Fear not, though, there are proper poster artists at work here too. Take Alan Durman. We’ve seen this design before.
There’s quite a lot of Durman’s artwork in the NRM.
For a while, I found myself getting annoyed by this. Why did they have so much of his work when the collection didn’t seem to hold a single thing by Daphne Padden or Tom Eckersley?
Until I realised that the problem didn’t lie with the museum, but with the search criteria. The BBC site only covers oil paintings held for the nation. Eckersley, meanwhile, worked in watercolour. So I need to look in the NRM’s catalogue if I want to find this.
Or indeed this.
So that’s alright then. But to go back to Alan Durman, he also provided me with another diversion. Because the webpage for his railway poster designs told me that he’d also painted this.
Which is quite a stylistic surprise. There is clearly more to Mr Durman than just dolly birds, I will investigate further one day.
The painting itself also has an interesting story to tell. It’s of Timsbury Manor, just down the road from us, and the website says:
This shows one of a variety of houses in Somerset thought to be under threat of demolition in the 1960s. Paintings of them were commissioned by Arthur Batten-Pool of Rode Manor, which he bequeathed to the Victoria Art Gallery [in Bath].

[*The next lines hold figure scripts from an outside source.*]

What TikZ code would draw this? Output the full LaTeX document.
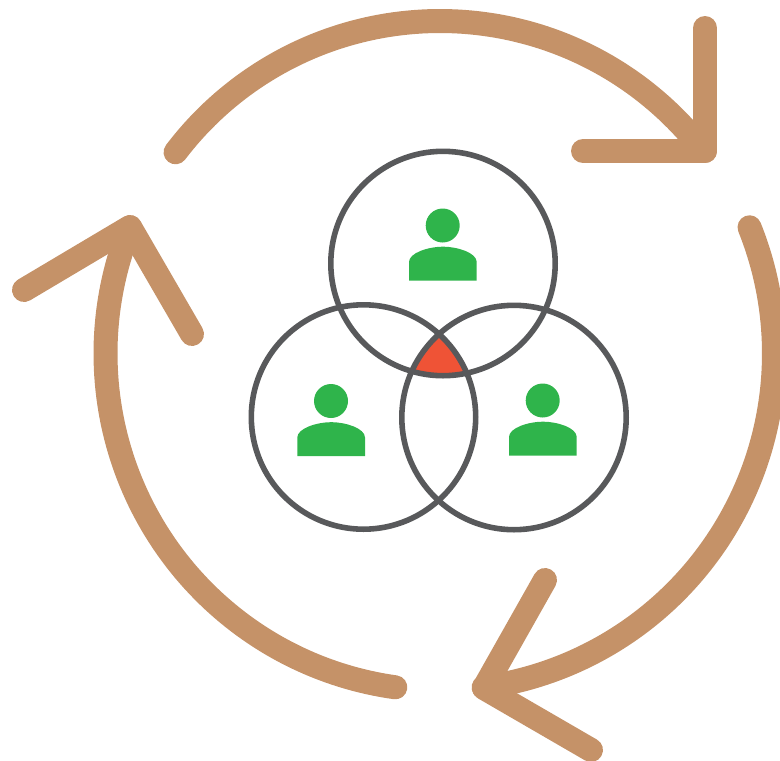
\documentclass[tikz,border=0pt]{standalone}
\definecolor{tan}{HTML}{C59268}
\definecolor{ring}{HTML}{58595B}
\definecolor{lime}{HTML}{2FB44B}
\definecolor{core}{HTML}{EF5336}
\tikzset{
  cycle/.style={draw=tan,line width=24pt,line cap=round,line join=round},
  ringline/.style={draw=ring,line width=5.6pt},
  person/.pic={
    \fill[lime] (442.7,225.5) circle[radius=17pt];
    \fill[lime] (409,280.7) -- (409,262) .. controls (409,253) and (428,246.7) .. (443,246.7)
      .. controls (458,246.7) and (476.7,253) .. (476.7,262) -- (476.7,280.7) -- cycle;
  }
}
\begin{document}
\begin{tikzpicture}[x=1pt,y=-1pt]
\useasboundingbox (0,0) rectangle (780,761);
% central overlap
\begin{scope}
  \clip (443,263.5) circle[radius=112.2pt];
  \clip (363.5,417) circle[radius=112.2pt];
  \fill[core] (514,417.5) circle[radius=112.2pt];
\end{scope}
% rings
\draw[ringline] (443,263.5) circle[radius=112.2pt];
\draw[ringline] (363.5,417) circle[radius=112.2pt];
\draw[ringline] (514,417.5) circle[radius=112.2pt];
% people
\pic at (0,0) {person};
\pic at (-111.7,175.5) {person};
\pic at (100,175) {person};
% cycle arrows
\draw[cycle] plot[domain=-142.8:-37.5,samples=90] ({440+332*cos(\x)},{353+332*sin(\x)}) -- (705,151);
\draw[cycle] (705,28) -- (705,151) -- (583,151);
\draw[cycle] plot[domain=202:97.9,samples=90] ({441.5+336*cos(\x)},{353.5+337*sin(\x)});
\draw[cycle] (24,290) -- (130,227) -- (192,334);
\draw[cycle] plot[domain=-22:82.2,samples=90] ({438+336*cos(\x)},{353.5+337*sin(\x)});
\draw[cycle] (545,580) -- (484,688) -- (591,750);
\end{tikzpicture}
\end{document}
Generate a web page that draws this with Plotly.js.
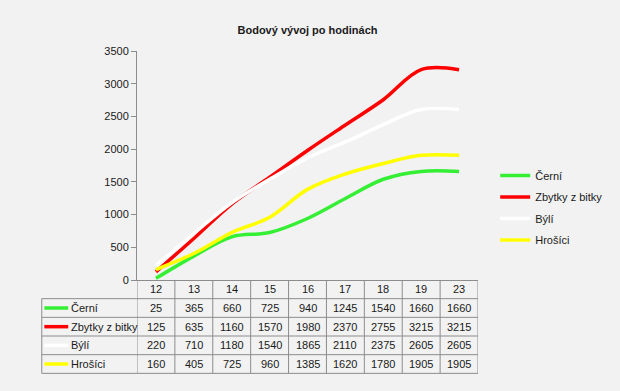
<!DOCTYPE html>
<html>
<head>
<meta charset="utf-8">
<script src="https://cdn.plot.ly/plotly-3.0.1.min.js"></script>
<style>html,body{margin:0;padding:0;background:#f2f2f2;}#chart{width:620px;height:391px;}</style>
</head>
<body>
<div id="chart"></div>
<script>
const categories = ['12', '13', '14', '15', '16', '17', '18', '19', '23'];
const seriesNames = ['Černí', 'Zbytky z bitky', 'Býlí', 'Hrošíci'];
const cerni = [25, 365, 660, 725, 940, 1245, 1540, 1660, 1660];
const zbytky = [125, 635, 1160, 1570, 1980, 2370, 2755, 3215, 3215];
const byli = [220, 710, 1180, 1540, 1865, 2110, 2375, 2605, 2605];
const hrosici = [160, 405, 725, 960, 1385, 1620, 1780, 1905, 1905];
const colors = ['#35ef35', '#ff0000', '#ffffff', '#ffff00'];
const yTicks = [0, 500, 1000, 1500, 2000, 2500, 3000, 3500];

const seriesValues = [cerni, zbytky, byli, hrosici];

// layout geometry (pixels)
const W = 620, H = 391;
const L = 137, R = 494, T = 51, B = 280;
const rowH = 18.67;
const tableLeft = 37.3;
const gridColor = '#8c8c8c';
const font = 'Liberation Sans, Arial, sans-serif';
const txtColor = '#1a1a1a';

const px2x = p => (p - L) / (R - L);
const px2y = p => (B - p) / (B - T);

const traces = seriesValues.map((vals, i) => ({
  type: 'scatter',
  mode: 'lines',
  x: categories,
  y: vals,
  name: seriesNames[i],
  legendgroup: 'g' + i,
  line: {color: colors[i], width: 3.5, shape: 'spline', smoothing: 1},
  hoverinfo: 'x+y+name'
}));

const shapes = [];
const annotations = [];
const nRows = seriesNames.length;
const tableBottom = B + rowH * (nRows + 1);

// horizontal grid lines of the table
for (let r = 1; r <= nRows + 1; r++) {
  const yp = B + rowH * r;
  shapes.push({type: 'line', xref: 'paper', yref: 'paper',
    x0: px2x(tableLeft), x1: 1, y0: px2y(yp), y1: px2y(yp),
    line: {color: gridColor, width: 1}});
}
// vertical lines at category boundaries
for (let k = 0; k <= categories.length; k++) {
  shapes.push({type: 'line', xref: 'x', yref: 'paper',
    x0: k - 0.5, x1: k - 0.5, y0: 0, y1: px2y(tableBottom),
    line: {color: gridColor, width: 1}});
}
// left edge of row-label column
shapes.push({type: 'line', xref: 'paper', yref: 'paper',
  x0: px2x(tableLeft), x1: px2x(tableLeft), y0: px2y(B + rowH), y1: px2y(tableBottom),
  line: {color: gridColor, width: 1}});

// header row: categories
categories.forEach((c, k) => {
  annotations.push({xref: 'x', yref: 'paper', x: k, y: px2y(B + rowH / 2),
    text: c, showarrow: false, xanchor: 'center', yanchor: 'middle',
    font: {family: font, size: 11, color: txtColor}});
});

// data rows
seriesValues.forEach((vals, i) => {
  const yc = B + rowH * (i + 1.5);
  shapes.push({type: 'line', xref: 'paper', yref: 'paper',
    x0: px2x(40), x1: px2x(65), y0: px2y(yc), y1: px2y(yc),
    line: {color: colors[i], width: 3.5}});
  annotations.push({xref: 'paper', yref: 'paper', x: px2x(66), y: px2y(yc),
    text: seriesNames[i], showarrow: false, xanchor: 'left', yanchor: 'middle',
    font: {family: font, size: 11, color: txtColor}});
  vals.forEach((v, k) => {
    annotations.push({xref: 'x', yref: 'paper', x: k, y: px2y(yc),
      text: String(v), showarrow: false, xanchor: 'center', yanchor: 'middle',
      font: {family: font, size: 11, color: txtColor}});
  });
});

const layout = {
  width: W, height: H,
  margin: {l: L, r: W - R, t: T, b: H - B, pad: 0},
  paper_bgcolor: '#f2f2f2',
  plot_bgcolor: '#f2f2f2',
  title: {text: '<b>Bodový vývoj po hodinách</b>', x: 0.5, xref: 'paper', xanchor: 'center',
    y: 1 - 30 / H, yanchor: 'middle', yref: 'container',
    font: {family: font, size: 11, color: txtColor}},
  xaxis: {type: 'category', range: [-0.5, categories.length - 0.5],
    showticklabels: false, ticks: '', showgrid: false, zeroline: false,
    showline: true, linecolor: gridColor, linewidth: 1, fixedrange: true},
  yaxis: {range: [0, 3500], tickvals: yTicks, ticks: 'outside', ticklen: 5,
    tickcolor: gridColor, showgrid: false, zeroline: false,
    showline: true, linecolor: gridColor, linewidth: 1,
    tickfont: {family: font, size: 11, color: txtColor}, fixedrange: true},
  showlegend: true,
  legend: {x: px2x(512), xanchor: 'left', xref: 'paper',
    y: px2y(161), yanchor: 'top', yref: 'paper',
    bgcolor: 'rgba(0,0,0,0)', traceorder: 'grouped', tracegroupgap: 2.5,
    font: {family: font, size: 11, color: txtColor}, itemwidth: 30},
  shapes: shapes,
  annotations: annotations
};

Plotly.newPlot('chart', traces, layout, {displayModeBar: false, staticPlot: true});
</script>
</body>
</html>
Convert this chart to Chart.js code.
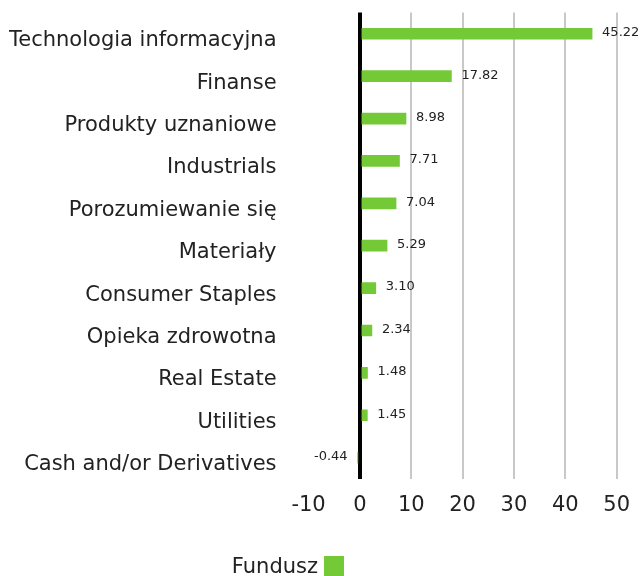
<!DOCTYPE html>
<html>
<head>
<meta charset="utf-8">
<script src="https://cdn.jsdelivr.net/npm/chart.js@4/dist/chart.umd.min.js"></script>
<style>
html,body{margin:0;padding:0;background:#fff;}
#wrap{width:644px;height:576px;}
</style>
</head>
<body>
<div id="wrap"><canvas id="c" width="644" height="576"></canvas></div>
<script>
const categories = [
  "Technologia informacyjna",
  "Finanse",
  "Produkty uznaniowe",
  "Industrials",
  "Porozumiewanie się",
  "Materiały",
  "Consumer Staples",
  "Opieka zdrowotna",
  "Real Estate",
  "Utilities",
  "Cash and/or Derivatives"
];
const fundValues = [45.22, 17.82, 8.98, 7.71, 7.04, 5.29, 3.10, 2.34, 1.48, 1.45, -0.44];
const valueLabels = ["45.22", "17.82", "8.98", "7.71", "7.04", "5.29", "3.10", "2.34", "1.48", "1.45", "-0.44"];
const xTicks = [-10, 0, 10, 20, 30, 40, 50];
const seriesName = "Fundusz";

const GREEN = "#74c936";
const FONT = "'DejaVu Sans', sans-serif";

const valueLabelPlugin = {
  id: "valueLabels",
  afterDatasetsDraw(chart) {
    const ctx = chart.ctx;
    const meta = chart.getDatasetMeta(0);
    ctx.save();
    ctx.font = "13px " + FONT;
    ctx.fillStyle = "#222";
    ctx.textBaseline = "middle";
    meta.data.forEach((bar, i) => {
      const v = fundValues[i];
      if (v >= 0) {
        ctx.textAlign = "left";
        ctx.fillText(valueLabels[i], bar.x + 10, bar.y - 1);
      } else {
        ctx.textAlign = "right";
        ctx.fillText(valueLabels[i], bar.x - 10, bar.y - 1);
      }
    });
    ctx.restore();
  }
};

const legendPlugin = {
  id: "customLegend",
  afterDraw(chart) {
    const ctx = chart.ctx;
    ctx.save();
    ctx.font = "21px " + FONT;
    ctx.fillStyle = "#222";
    ctx.textBaseline = "middle";
    ctx.textAlign = "right";
    const boxX = 324, boxY = 556, boxS = 20;
    ctx.fillText(seriesName, boxX - 6, boxY + 12);
    ctx.fillStyle = GREEN;
    ctx.fillRect(boxX, boxY, boxS, boxS);
    ctx.restore();
  }
};

new Chart(document.getElementById("c"), {
  type: "bar",
  data: {
    labels: categories,
    datasets: [{
      label: seriesName,
      data: fundValues,
      backgroundColor: GREEN,
      borderWidth: 0,
      barThickness: 11
    }]
  },
  options: {
    indexAxis: "y",
    responsive: false,
    animation: false,
    layout: { padding: { top: 12, right: 14, bottom: 44, left: 9 } },
    plugins: {
      legend: { display: false },
      tooltip: { enabled: false }
    },
    scales: {
      x: {
        min: -10,
        max: 50,
        afterBuildTicks(scale) { scale.ticks = xTicks.map(v => ({ value: v })); },
        border: { display: false },
        grid: {
          drawTicks: false,
          color(ctx) {
            const v = ctx.tick && ctx.tick.value;
            if (v === 0) return "#000";
            if (v === -10) return "rgba(0,0,0,0)";
            return "#c8c8c8";
          },
          lineWidth(ctx) {
            const v = ctx.tick && ctx.tick.value;
            return v === 0 ? 4 : 2;
          }
        },
        ticks: {
          color: "#222",
          font: { size: 21, family: FONT },
          padding: 14,
          maxRotation: 0,
          autoSkip: false
        }
      },
      y: {
        border: { display: false },
        grid: { display: false, drawTicks: true, tickLength: 32 },
        ticks: {
          color: "#222",
          font: { size: 21, family: FONT },
          padding: 0,
          labelOffset: 7,
          autoSkip: false
        }
      }
    }
  },
  plugins: [valueLabelPlugin, legendPlugin]
});
</script>
</body>
</html>
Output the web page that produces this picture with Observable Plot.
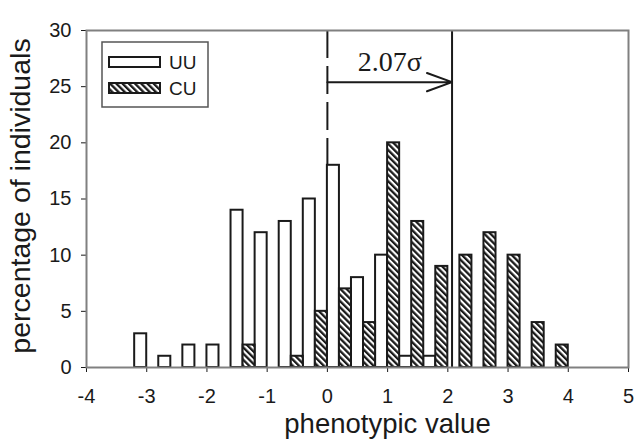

It’s a localised, and later, version of Recording Britain, which is another thing that I must write about properly one day. But Arthur Batten Pool was right; Timsbury Manor was demolished in 1961.
But that’s not the last intriguing story to come out of the paintings. Take a look at this, which is called Building Matilda Tanks at Horwich and is rather wonderful.
Now you can probably guess that it’s by Norman Wilkinson, and indeed it has a family resemblance to many of his poster designs, but as far as I can tell it isn’t one. Instead, it seems to be part of a series of paintings he produced called ‘LMS at War’. The Horwich works above were the LMS’s main engine works, now turned over to producing tanks. Here’s another one in the series, called Re-forming Shell Cases, although I can’t in this case tell what the connection is with the LMS.
I’d love to know what the story is here – did the LMS think that they might get permission to produce these as posters? The images would certainly sit very happily alongside Wilkinson’s many other designs for them. They were certainly never made into posters, in fact the only place I can find them reproduces in is a small book called the LMS at War (which crops up on eBay every so often and doesn’t sell for very much). On the other hand, I wonder whether the LMS were simply doing their own version of the Governments’s War Artists Scheme, with their own artist. The only problem with this was that the war was so directed in every way, that surely they would have had to get permission from someone? If any one knows, please do tell us all the details.
There are a lot more Norman Wilkinson paintings on the BBC site too, mostly of ships, and when I tried to find out a bit more, it turns out that he’s quite an interesting cove, and famous for quite a lot more than posters. Like inventing dazzle ship camouflage to start with. All of which probably deserves a post of its own one day.
So, I started out with Harry Stevens but ended up in the wartime engine sheds with Norman Wilkinson. Not quite what I expected. And that ought to be that, were it not for the fact that Mr Crownfolio has just suggested that I put Barbara Jones into the infernal oil painting machine. Apparently there will be results. But I think this post has travelled quite far enough for one day, I think.